If you’re at all familiar with the contours of Buckley’s life, you likely know that he was friends with and/or an admirer of an array of figures on the left: the brilliant socialist columnist Murray Kempton, longtime activist Al Lowenstein, novelist Norman Mailer, economist (and skiing buddy) John Kenneth Galbraith. The intriguing question is why. Why, given the withering “take no prisoners” persona he presented in public debate, was he so comfortable in the company of his political adversaries?

The key, I think, is less our scintillating personalities and more how much he savored the give-and-take of argument — emphasis on the give and take. As William Kristol put it, “Buckley really believes that in order to convince, you have to debate and not just preach, which of course means risking the possibility that someone will beat you in debate.” ... Those whose exposure to political “debate” these days is confined to outlets that never open themselves to contrary views would likely be startled by the parade of figures who jousted with Buckley on air: Noam Chomsky, Saul Alinsky, Allen Ginsberg, Julian Bond, and Jesse Jackson, among literally dozens of other ideological adversaries.

It was one of Buckley’s admirable attributes — one unfortunately shared by too few across the political spectrum — that he was comfortable with changing his mind.
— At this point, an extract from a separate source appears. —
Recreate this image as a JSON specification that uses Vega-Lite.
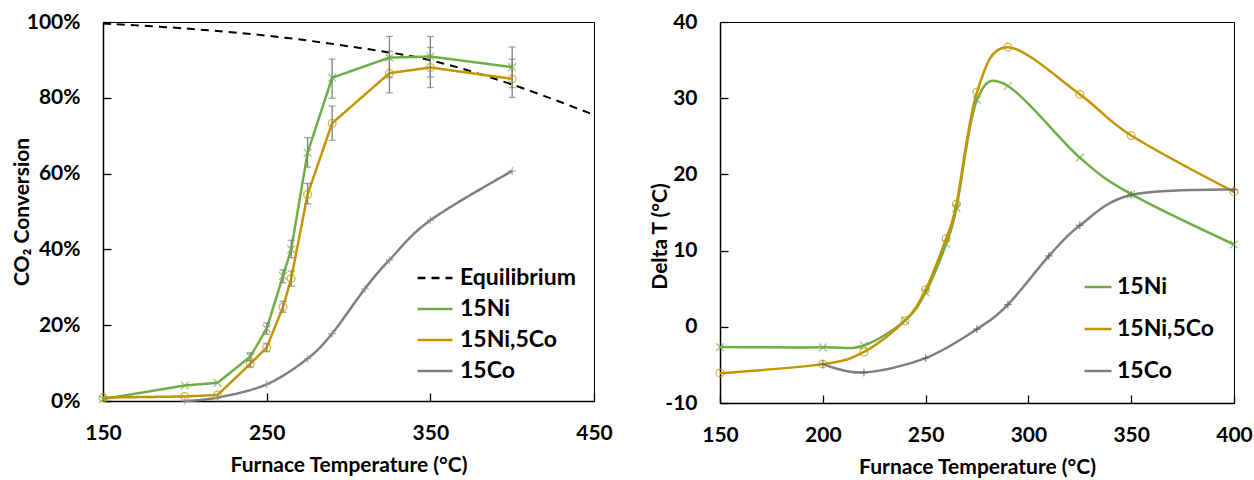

He came to regret his early arguments about race; he came to see that Senator Joseph McCarthy, whose work he had championed in a book, was an impediment to the cause of anti-communism, and he wrote a novel reflecting that revised view. 

From a more civic point of view, Firing Line stands as an unhappy reminder of the distance that political discourse has traveled since its time, mostly because it would be difficult if not impossible to find a host both ideologically committed and open, even delighted, to engage in lengthy, civil discourse with his or her foes (much less breaking bread with them).